Every secondary character is three-dimensional and human. Polly Duncan is the woman in his life and both eschew getting married for being independent and it works for them, though Polly, Qwill thinks, is too jealous - a mote in her eye that he sees somehow despite the huge log of the same wood that dwells in his eye. Polly’s the head librarian in the town library and very erudite, calm and collected, practical and able to handle Qwill’s outsized personality.


It’s also the characters that keep me rereading these books. Where does she come up with all those unique, quirky, memorable individuals? 


And the mysteries are engaging. Caveat: I am not a mystery reader who tries to figure out the culprit before the book's detective does. i just read along and enjoy the ride. So I can't really tell you if these are intricate enough, original enough, to satisfy that kind of reader. I enjoy them, that's all I can vouch for. And if you like them, the good news is, there are 29 of them! Plus at least one short story collection. Might be more, I'm not sure.


Well, I’ve blathered on enough. I hope enough to convince you to pick up a Lilian Jackson Braun The Cat Who… book and give them a try. I’d advise starting with the first one though it’s not vitally necessary - but the world grows and expands and deepens with each book so it’s worth it to take them in order. The audiobooks are available free on You Tube at this URL: https://www.youtube.com/playlist?list=PLc-Qc80Fg3Pt-8F3ynQpRC_YoCOBlhlXc and they are very well done. 




3 comments:

Terry said...

I'm adding just one more thing here: my one nagging gripe about the series is how Braun (and every character who's not from Down Below) CONSTANTLY bitches about the horrendous amount of crime and violence in the cities Down Below my GOD you'd think we all have to go around with machine guns and armor every single minute!
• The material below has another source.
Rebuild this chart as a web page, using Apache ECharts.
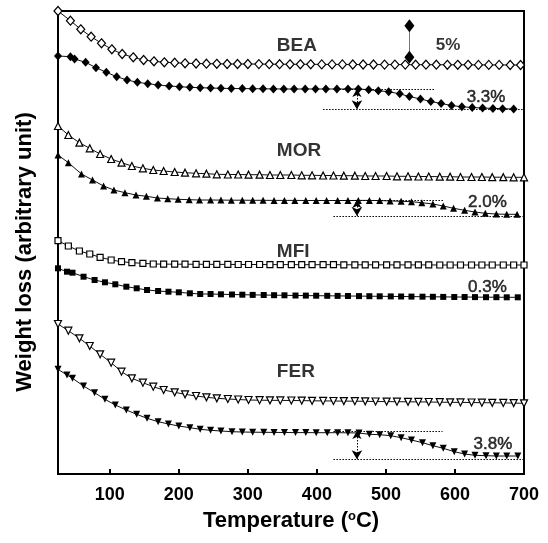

Braun was of the generation before mine and I guess a lot of them are paranoid about crime but jeez, give it a rest already!

Kara said...

This was wonderful! You reminded me why I loved these books so much, and I am inspired to go back and re-read them! I remember my quest to read them all in order, and I frequented all my local used bookstores trying to complete my collection. Fun times! Also, I was drawn to the series initially because my beloved childhood cat, Beany, was Siamese!

Terry said...

Thanks, Kara, I'm glad you enjoyed it! Those used book quests are THE BEST! I spent a couple of years hunting for the original issues of The Sandman comics back in the 90s - my son had left what he had in my attic and once I read them, I knew I had to complete the collection for him for Christmas - the hunt was so much fun, and I'll never forget driving home with the last one in the car - I was flyin' high! (That was, of course, before we knew about their author. I'm afraid I won't be able to read them again now.)